British Red Cross administrator

Janet Lucretia Montgomerie, Countess of Eglinton and Winton, DBE (née Cuninghame; c. 1854 – 6 October 1923) was a British Red Cross administrator and the wife of George Arnulph Montgomerie, 15th Earl of Eglinton.

==Family==
She was the daughter of Captain Boyd Alexander Cuninghame of the Royal Navy and his Australian wife, Mary ( Wilkinson).
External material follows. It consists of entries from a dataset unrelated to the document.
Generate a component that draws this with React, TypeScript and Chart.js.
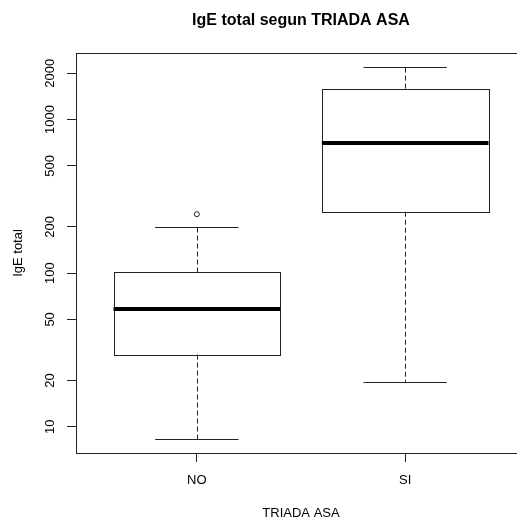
import React, { useEffect, useRef } from "react";
import { Chart, registerables } from "chart.js";

Chart.register(...registerables);

const titleText = "IgE total segun TRIADA ASA";
const xTitle = "TRIADA ASA";
const yTitle = "IgE total";
const categories = ["NO", "SI"];
const whiskerLow = [8.3, 19.6];
const q1 = [29.5, 251];
const median = [58.7, 708];
const q3 = [101, 1590];
const whiskerHigh = [200, 2190];
const outliers = [[242], []];
const yTicks = [10, 20, 50, 100, 200, 500, 1000, 2000];

const FONT = "'Liberation Sans', Arial, Helvetica, sans-serif";
const LINE = "#222";

const boxPlugin = {
  id: "boxes",
  afterDatasetsDraw(chart: any) {
    const ctx = chart.ctx;
    const xs = chart.scales.x;
    const ys = chart.scales.y;
    ctx.save();
    ctx.beginPath();
    ctx.rect(chart.chartArea.left, chart.chartArea.top, chart.chartArea.right - chart.chartArea.left, chart.chartArea.bottom - chart.chartArea.top);
    ctx.clip();
    categories.forEach((_, i) => {
      const c = xs.getPixelForValue(i + 1);
      const bl = xs.getPixelForValue(i + 1 - 0.4);
      const br = xs.getPixelForValue(i + 1 + 0.4);
      const cl = xs.getPixelForValue(i + 1 - 0.2);
      const cr = xs.getPixelForValue(i + 1 + 0.2);
      const yq1 = ys.getPixelForValue(q1[i]);
      const yq3 = ys.getPixelForValue(q3[i]);
      const ymed = ys.getPixelForValue(median[i]);
      const ylo = ys.getPixelForValue(whiskerLow[i]);
      const yhi = ys.getPixelForValue(whiskerHigh[i]);
      ctx.strokeStyle = LINE;
      ctx.lineWidth = 1;
      ctx.setLineDash([5, 3]);
      ctx.beginPath();
      ctx.moveTo(Math.round(c) + 0.5, yq3);
      ctx.lineTo(Math.round(c) + 0.5, yhi);
      ctx.moveTo(Math.round(c) + 0.5, yq1);
      ctx.lineTo(Math.round(c) + 0.5, ylo);
      ctx.stroke();
      ctx.setLineDash([]);
      ctx.beginPath();
      ctx.moveTo(cl, Math.round(yhi) + 0.5);
      ctx.lineTo(cr, Math.round(yhi) + 0.5);
      ctx.moveTo(cl, Math.round(ylo) + 0.5);
      ctx.lineTo(cr, Math.round(ylo) + 0.5);
      ctx.stroke();
      ctx.strokeRect(Math.round(bl) + 0.5, Math.round(yq3) + 0.5, Math.round(br) - Math.round(bl), Math.round(yq1) - Math.round(yq3));
      ctx.lineWidth = 4;
      ctx.strokeStyle = "#000";
      ctx.beginPath();
      ctx.moveTo(bl, Math.round(ymed));
      ctx.lineTo(br, Math.round(ymed));
      ctx.stroke();
    });
    ctx.restore();
  },
};

export default function App() {
  const ref = useRef<HTMLCanvasElement | null>(null);
  useEffect(() => {
    if (!ref.current) return;
    const outlierPts: { x: number; y: number }[] = [];
    outliers.forEach((arr, i) => arr.forEach((v) => outlierPts.push({ x: i + 1, y: v })));
    const chart = new Chart(ref.current, {
      type: "scatter",
      data: {
        datasets: [
          {
            data: outlierPts,
            pointStyle: "circle",
            pointRadius: 2.5,
            pointBorderWidth: 1,
            pointBorderColor: LINE,
            pointBackgroundColor: "rgba(0,0,0,0)",
          },
        ],
      },
      options: {
        animation: false,
        responsive: false,
        devicePixelRatio: 1,
        layout: { padding: 0 },
        plugins: { legend: { display: false }, tooltip: { enabled: false }, title: { display: false } },
        scales: {
          x: {
            type: "linear",
            position: "bottom",
            min: 0.42,
            max: 2.58,
            afterBuildTicks: (s: any) => {
              s.ticks = categories.map((_, i) => ({ value: i + 1 }));
            },
            afterFit: (s: any) => {
              s.height = 530 - 453;
            },
            ticks: {
              autoSkip: false,
              maxRotation: 0,
              minRotation: 0,
              padding: 11,
              color: "#000",
              font: { family: FONT, size: 13 },
              callback: (v: any) => categories[Math.round(Number(v)) - 1] ?? "",
            },
            grid: { display: true, drawOnChartArea: false, drawTicks: true, tickLength: 9, color: LINE },
            border: { display: true, color: LINE, width: 1 },
            title: { display: true, text: xTitle, color: "#000", font: { family: FONT, size: 13 }, padding: { top: 0, bottom: 9 } },
          },
          x2: {
            type: "linear",
            position: "top",
            min: 0.42,
            max: 2.58,
            afterFit: (s: any) => {
              s.height = 53;
            },
            ticks: { display: false },
            grid: { display: false, drawTicks: false },
            border: { display: true, color: LINE, width: 1 },
            title: { display: true, text: titleText, color: "#000", font: { family: FONT, size: 16, weight: "bold" }, padding: { top: 11, bottom: 0 } },
          },
          y: {
            type: "logarithmic",
            position: "left",
            min: 6.745,
            max: 2712,
            afterBuildTicks: (s: any) => {
              s.ticks = yTicks.map((v) => ({ value: v }));
            },
            afterFit: (s: any) => {
              s.width = 76;
            },
            ticks: {
              autoSkip: false,
              minRotation: 90,
              maxRotation: 90,
              crossAlign: "center",
              padding: 2.5,
              color: "#000",
              font: { family: FONT, size: 13 },
              callback: (v: any) => String(v),
            },
            grid: { display: true, drawOnChartArea: false, drawTicks: true, tickLength: 9, color: LINE },
            border: { display: true, color: LINE, width: 1 },
            title: { display: true, text: yTitle, color: "#000", font: { family: FONT, size: 13 }, padding: { top: 10.5, bottom: 0 } },
          },
        },
      } as any,
      plugins: [boxPlugin],
    });
    return () => chart.destroy();
  }, []);
  return (
    <div style={{ position: "fixed", left: 0, top: 0, width: 517, height: 519, overflow: "hidden", background: "#fff" }}>
      <canvas ref={ref} width={531} height={530} style={{ width: 531, height: 530, display: "block" }} />
    </div>
  );
}
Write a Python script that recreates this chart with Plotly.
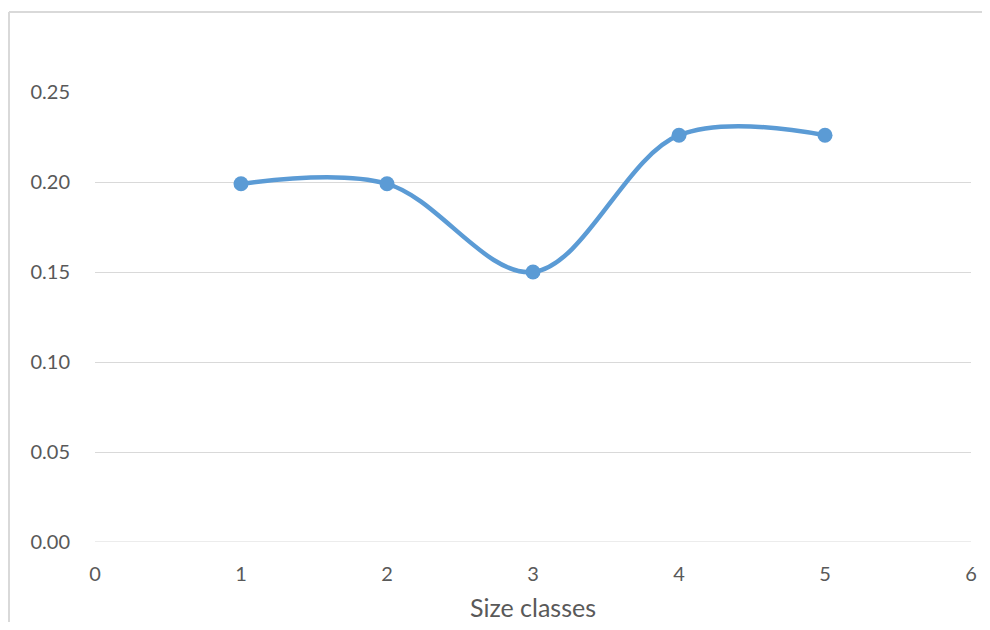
import plotly.graph_objects as go

size_classes = [1, 2, 3, 4, 5]
values = [0.199, 0.199, 0.150, 0.226, 0.226]
y_ticks = [0.00, 0.05, 0.10, 0.15, 0.20, 0.25]
x_ticks = [0, 1, 2, 3, 4, 5, 6]

# page body has an 8px margin on every side; keep the figure inside the window
OFF = 8
W, H = 990 - 2 * OFF, 630 - 2 * OFF
L, T = 95 - OFF, 92 - OFF
R = W - (971 - OFF)
B = H - (542 - OFF)
pw, ph = W - L - R, H - T - B

fig = go.Figure()
fig.add_trace(go.Scatter(
    x=size_classes, y=values, mode="lines+markers",
    line=dict(color="#5B9BD5", width=4.5, shape="spline", smoothing=1),
    marker=dict(color="#5B9BD5", size=15),
    showlegend=False, hoverinfo="x+y",
))

font = dict(family="Lato, 'Open Sans', sans-serif", size=20, color="#595959")
title_font = dict(family="Lato, 'Open Sans', sans-serif", size=25, color="#595959")

bx0 = (9 - 95) / pw
by1 = 1 + (92 - 12) / ph
fig.update_layout(
    width=W, height=H,
    margin=dict(l=L, r=R, t=T, b=B),
    paper_bgcolor="white", plot_bgcolor="white",
    font=font,
    xaxis=dict(
        range=[0, 6], tickvals=x_ticks, ticktext=[str(v) for v in x_ticks],
        showgrid=False, zeroline=False, showline=False, ticks="",
        ticklabelstandoff=18, automargin=False,
        title=dict(text="Size classes", font=title_font, standoff=17),
    ),
    yaxis=dict(
        range=[0, 0.25], tickvals=y_ticks, ticktext=[f"{v:.2f}" for v in y_ticks],
        showgrid=True, gridcolor="#D9D9D9", gridwidth=1,
        zeroline=False, showline=False, ticks="",
        ticklabelstandoff=24, automargin=False,
    ),
    shapes=[
        dict(type="line", xref="paper", yref="paper",
             x0=bx0, x1=(W + 30 - L) / pw, y0=by1, y1=by1,
             line=dict(color="#D9D9D9", width=2), layer="below"),
        dict(type="line", xref="paper", yref="paper",
             x0=bx0, x1=bx0, y0=-(B + 30) / ph, y1=by1,
             line=dict(color="#D9D9D9", width=2), layer="below"),
        dict(type="line", xref="paper", yref="y",
             x0=0, x1=1, y0=0, y1=0,
             line=dict(color="#D9D9D9", width=1), layer="below"),
    ],
)

fig.write_html("out.html")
She married the Honourable George Montgomerie on 13 November 1873. The couple had several children:

- Lady Georgiana Theresa Montgomerie (d. 21 August 1938)
- Lady Edith Mary Montgomerie (d. 8 September 1947)
- Archibald Seton Montgomerie, 16th Earl of Eglinton (23 June 1880 – 22 April 1945)
- William Alexander Montgomerie (29 October 1881 – 9 May 1903)
- Captain Francis Cuninghame Montgomerie (25 January 1887 – 16 March 1950)

George Montgomerie succeeded his elder brother as 15th Earl in 1892 and died in 1919.

==World War I==
During the First World War, Lady Eglinton was president of the Ayrshire Branch of the British Red Cross Society and a member of the Scottish War Executive of the Society. For these services she was appointed Dame Commander of the Order of the British Empire (DBE) in the 1920 civilian war honours.